- EXERCISE PROMPT -
Return, without pictures, the lines from the start of the data through the one that contains "ax.set_ylim(0, 70)".

- SOURCE MATERIAL -
-*-
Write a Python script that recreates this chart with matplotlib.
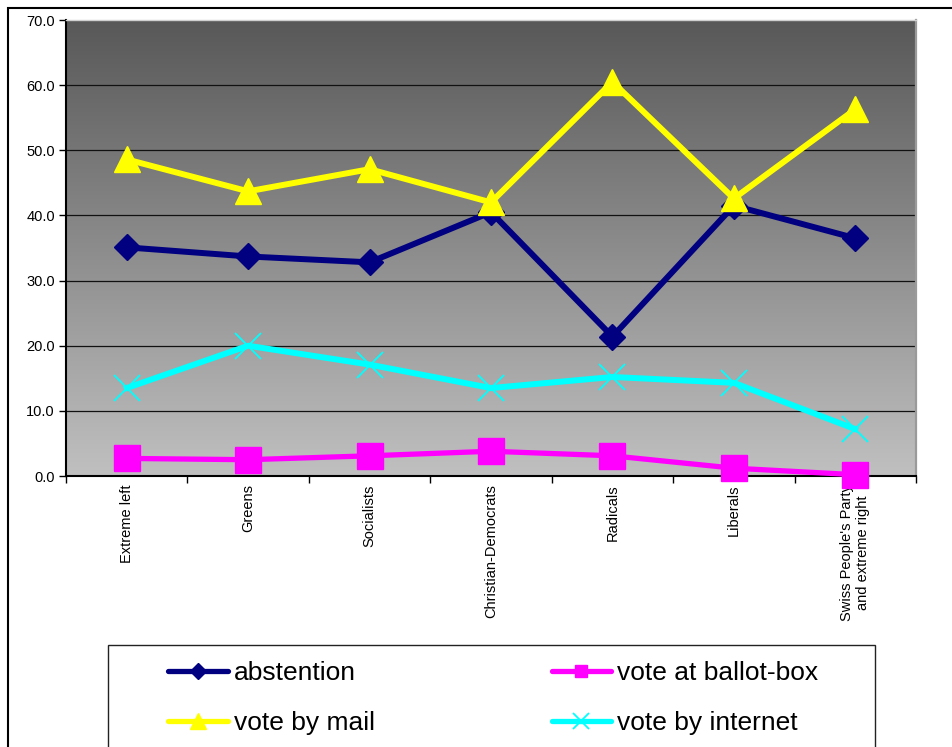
import numpy as np
import matplotlib
matplotlib.use("Agg")
import matplotlib.pyplot as plt
from matplotlib.colors import LinearSegmentedColormap
from matplotlib.lines import Line2D
from matplotlib.patches import Rectangle

plt.rcParams['font.family'] = ['Liberation Sans', 'DejaVu Sans']

W, H = 953, 747

PARTIES = ["Extreme left", "Greens", "Socialists", "Christian-Democrats",
           "Radicals", "Liberals", "Swiss People's Party\nand extreme right"]

ABSTENTION = [35.1, 33.7, 32.8, 40.5, 21.4, 41.5, 36.5]
BALLOT_BOX = [2.7, 2.5, 3.1, 3.8, 3.1, 1.2, 0.2]
BY_MAIL = [48.6, 43.7, 47.1, 42.0, 60.5, 42.6, 56.3]
BY_INTERNET = [13.5, 20.0, 17.1, 13.5, 15.2, 14.3, 7.2]

Y_TICKS = [0, 10, 20, 30, 40, 50, 60, 70]

# (label, values, colour, marker, markersize, legend markersize, line width)
SERIES = [
    ("abstention", ABSTENTION, "#000080", "D", 13, 8, 4.3),
    ("vote at ballot-box", BALLOT_BOX, "#ff00ff", "s", 18.5, 9, 3.8),
    ("vote by mail", BY_MAIL, "#ffff00", "^", 19, 12, 4.3),
    ("vote by internet", BY_INTERNET, "#00ffff", "x", 19, 11, 4.3),
]

fig = plt.figure(figsize=(W / 100, H / 100), dpi=100)
ax = fig.add_axes([66 / W, 1 - 476 / H, (916 - 66) / W, (476 - 20) / H])

x = np.arange(len(PARTIES))
ax.set_xlim(-0.5, len(PARTIES) - 0.5)
ax.set_ylim(0, 70)

# grey gradient behind the plot, dark at the top
bg = LinearSegmentedColormap.from_list("bg", ["#c0c0c0", "#585858"])
ax.imshow(np.linspace(0, 1, 256).reshape(-1, 1), extent=[-0.5, len(PARTIES) - 0.5, 0, 70],
          aspect="auto", origin="lower", cmap=bg, zorder=0)

for yv in Y_TICKS[1:-1]:
    ax.axhline(yv, color="#111111", lw=0.9, zorder=1)

handles = []
for label, vals, color, marker, ms, lms, lw in SERIES:
    mew = 1.3 if marker == "x" else 1
    ax.plot(x, vals, color=color, lw=lw, marker=marker, ms=ms, mec=color, mfc=color,
            mew=mew, clip_on=False, zorder=3)
    handles.append(Line2D([], [], color=color, lw=3.8, marker=marker, ms=lms, mec=color,
                          mfc=color, mew=mew, solid_capstyle="round"))

ax.set_yticks(Y_TICKS)
ax.set_yticklabels([f"{v:.1f}" for v in Y_TICKS], fontsize=10.5)
ax.set_xticks(x)
ax.set_xticklabels(PARTIES, rotation=90, fontsize=10.5, va="top", ha="center",
                   multialignment="center")
ax.set_xticks(np.arange(-0.5, len(PARTIES)), minor=True)
ax.tick_params(axis="x", which="major", length=0, pad=6)
ax.tick_params(axis="x", which="minor", length=5, width=1, color="black")
ax.tick_params(axis="y", length=5, width=1, pad=3)

for side in ("left", "bottom"):
    ax.spines[side].set_color("black")
    ax.spines[side].set_linewidth(1.5)
ax.spines["right"].set_color("#9a9a9a")
ax.spines["right"].set_linewidth(1.6)
ax.spines["top"].set_color("#d0d0d0")
ax.spines["top"].set_linewidth(1)

# outer chart border and legend frame (both run off the bottom edge)
fig.patches.append(Rectangle((8 / W, -0.1), 1.2, (H - 8) / H + 0.1,
                             transform=fig.transFigure, fill=False, ec="black", lw=1.5))
fig.patches.append(Rectangle((108 / W, -0.1), (875 - 108) / W, (H - 645) / H + 0.1,
                             transform=fig.transFigure, fill=False, ec="#222222", lw=1))

order = [0, 2, 1, 3]
fig.legend([handles[i] for i in order], [SERIES[i][0] for i in order],
           loc="upper left", bbox_to_anchor=(168 / W, 1 - 661 / H), ncol=2,
           frameon=False, fontsize=19, borderpad=0, borderaxespad=0,
           handlelength=2.27, handletextpad=0.22, columnspacing=6.7, labelspacing=0.98)

fig.savefig("out.png", dpi=100)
-*-
- SOLUTION FOR THIS PROBLEM -
Write a Python script that recreates this chart with matplotlib.
import numpy as np
import matplotlib
matplotlib.use("Agg")
import matplotlib.pyplot as plt
from matplotlib.colors import LinearSegmentedColormap
from matplotlib.lines import Line2D
from matplotlib.patches import Rectangle

plt.rcParams['font.family'] = ['Liberation Sans', 'DejaVu Sans']

W, H = 953, 747

PARTIES = ["Extreme left", "Greens", "Socialists", "Christian-Democrats",
           "Radicals", "Liberals", "Swiss People's Party\nand extreme right"]

ABSTENTION = [35.1, 33.7, 32.8, 40.5, 21.4, 41.5, 36.5]
BALLOT_BOX = [2.7, 2.5, 3.1, 3.8, 3.1, 1.2, 0.2]
BY_MAIL = [48.6, 43.7, 47.1, 42.0, 60.5, 42.6, 56.3]
BY_INTERNET = [13.5, 20.0, 17.1, 13.5, 15.2, 14.3, 7.2]

Y_TICKS = [0, 10, 20, 30, 40, 50, 60, 70]

# (label, values, colour, marker, markersize, legend markersize, line width)
SERIES = [
    ("abstention", ABSTENTION, "#000080", "D", 13, 8, 4.3),
    ("vote at ballot-box", BALLOT_BOX, "#ff00ff", "s", 18.5, 9, 3.8),
    ("vote by mail", BY_MAIL, "#ffff00", "^", 19, 12, 4.3),
    ("vote by internet", BY_INTERNET, "#00ffff", "x", 19, 11, 4.3),
]

fig = plt.figure(figsize=(W / 100, H / 100), dpi=100)
ax = fig.add_axes([66 / W, 1 - 476 / H, (916 - 66) / W, (476 - 20) / H])

x = np.arange(len(PARTIES))
ax.set_xlim(-0.5, len(PARTIES) - 0.5)
ax.set_ylim(0, 70)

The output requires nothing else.